----- Records for this exercise
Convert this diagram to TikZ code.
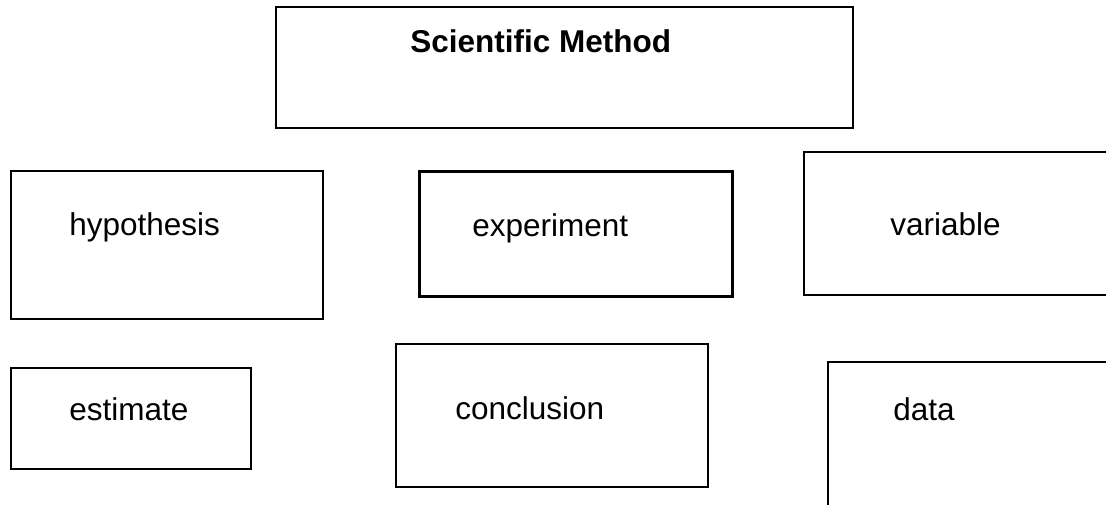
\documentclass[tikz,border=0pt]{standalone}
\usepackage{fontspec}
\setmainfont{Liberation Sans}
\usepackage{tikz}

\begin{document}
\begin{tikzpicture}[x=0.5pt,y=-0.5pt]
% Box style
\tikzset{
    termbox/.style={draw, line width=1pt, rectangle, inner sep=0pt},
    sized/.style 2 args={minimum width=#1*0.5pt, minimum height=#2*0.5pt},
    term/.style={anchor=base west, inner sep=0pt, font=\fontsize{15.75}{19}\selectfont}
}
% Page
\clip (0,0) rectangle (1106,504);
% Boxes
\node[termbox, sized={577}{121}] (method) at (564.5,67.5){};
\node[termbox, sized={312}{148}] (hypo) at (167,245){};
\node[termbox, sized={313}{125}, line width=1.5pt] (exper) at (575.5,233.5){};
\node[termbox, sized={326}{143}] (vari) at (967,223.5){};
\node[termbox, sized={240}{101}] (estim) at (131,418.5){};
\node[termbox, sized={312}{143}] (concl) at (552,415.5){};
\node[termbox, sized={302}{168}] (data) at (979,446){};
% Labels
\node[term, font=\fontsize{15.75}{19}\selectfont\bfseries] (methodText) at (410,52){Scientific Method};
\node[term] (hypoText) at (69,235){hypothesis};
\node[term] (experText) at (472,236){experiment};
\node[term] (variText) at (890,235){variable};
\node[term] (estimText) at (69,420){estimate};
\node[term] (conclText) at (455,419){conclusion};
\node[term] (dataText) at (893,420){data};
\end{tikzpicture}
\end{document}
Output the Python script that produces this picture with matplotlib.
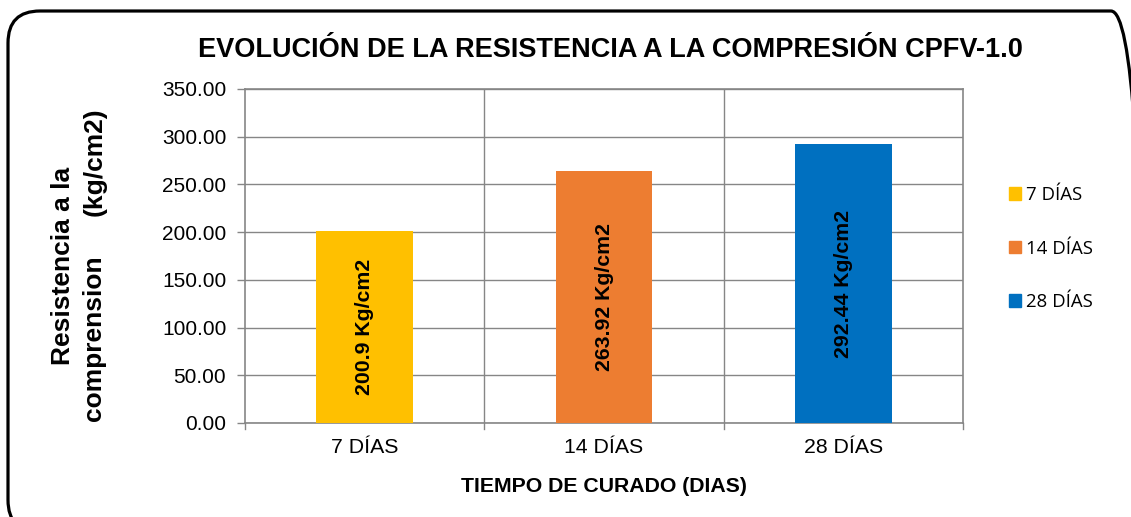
----------
◆ Request:
Repeat the data exactly, dropping every picture it holds.

◆ Written solution:
Convert this diagram to TikZ code.
\documentclass[tikz,border=0pt]{standalone}
\usepackage{fontspec}
\setmainfont{Liberation Sans}
\usepackage{tikz}

\begin{document}
\begin{tikzpicture}[x=0.5pt,y=-0.5pt]
% Box style
\tikzset{
    termbox/.style={draw, line width=1pt, rectangle, inner sep=0pt},
    sized/.style 2 args={minimum width=#1*0.5pt, minimum height=#2*0.5pt},
    term/.style={anchor=base west, inner sep=0pt, font=\fontsize{15.75}{19}\selectfont}
}
% Page
\clip (0,0) rectangle (1106,504);
% Boxes
\node[termbox, sized={577}{121}] (method) at (564.5,67.5){};
\node[termbox, sized={312}{148}] (hypo) at (167,245){};
\node[termbox, sized={313}{125}, line width=1.5pt] (exper) at (575.5,233.5){};
\node[termbox, sized={326}{143}] (vari) at (967,223.5){};
\node[termbox, sized={240}{101}] (estim) at (131,418.5){};
\node[termbox, sized={312}{143}] (concl) at (552,415.5){};
\node[termbox, sized={302}{168}] (data) at (979,446){};
% Labels
\node[term, font=\fontsize{15.75}{19}\selectfont\bfseries] (methodText) at (410,52){Scientific Method};
\node[term] (hypoText) at (69,235){hypothesis};
\node[term] (experText) at (472,236){experiment};
\node[term] (variText) at (890,235){variable};
\node[term] (estimText) at (69,420){estimate};
\node[term] (conclText) at (455,419){conclusion};
\node[term] (dataText) at (893,420){data};
\end{tikzpicture}
\end{document}
Output the Python script that produces this picture with matplotlib.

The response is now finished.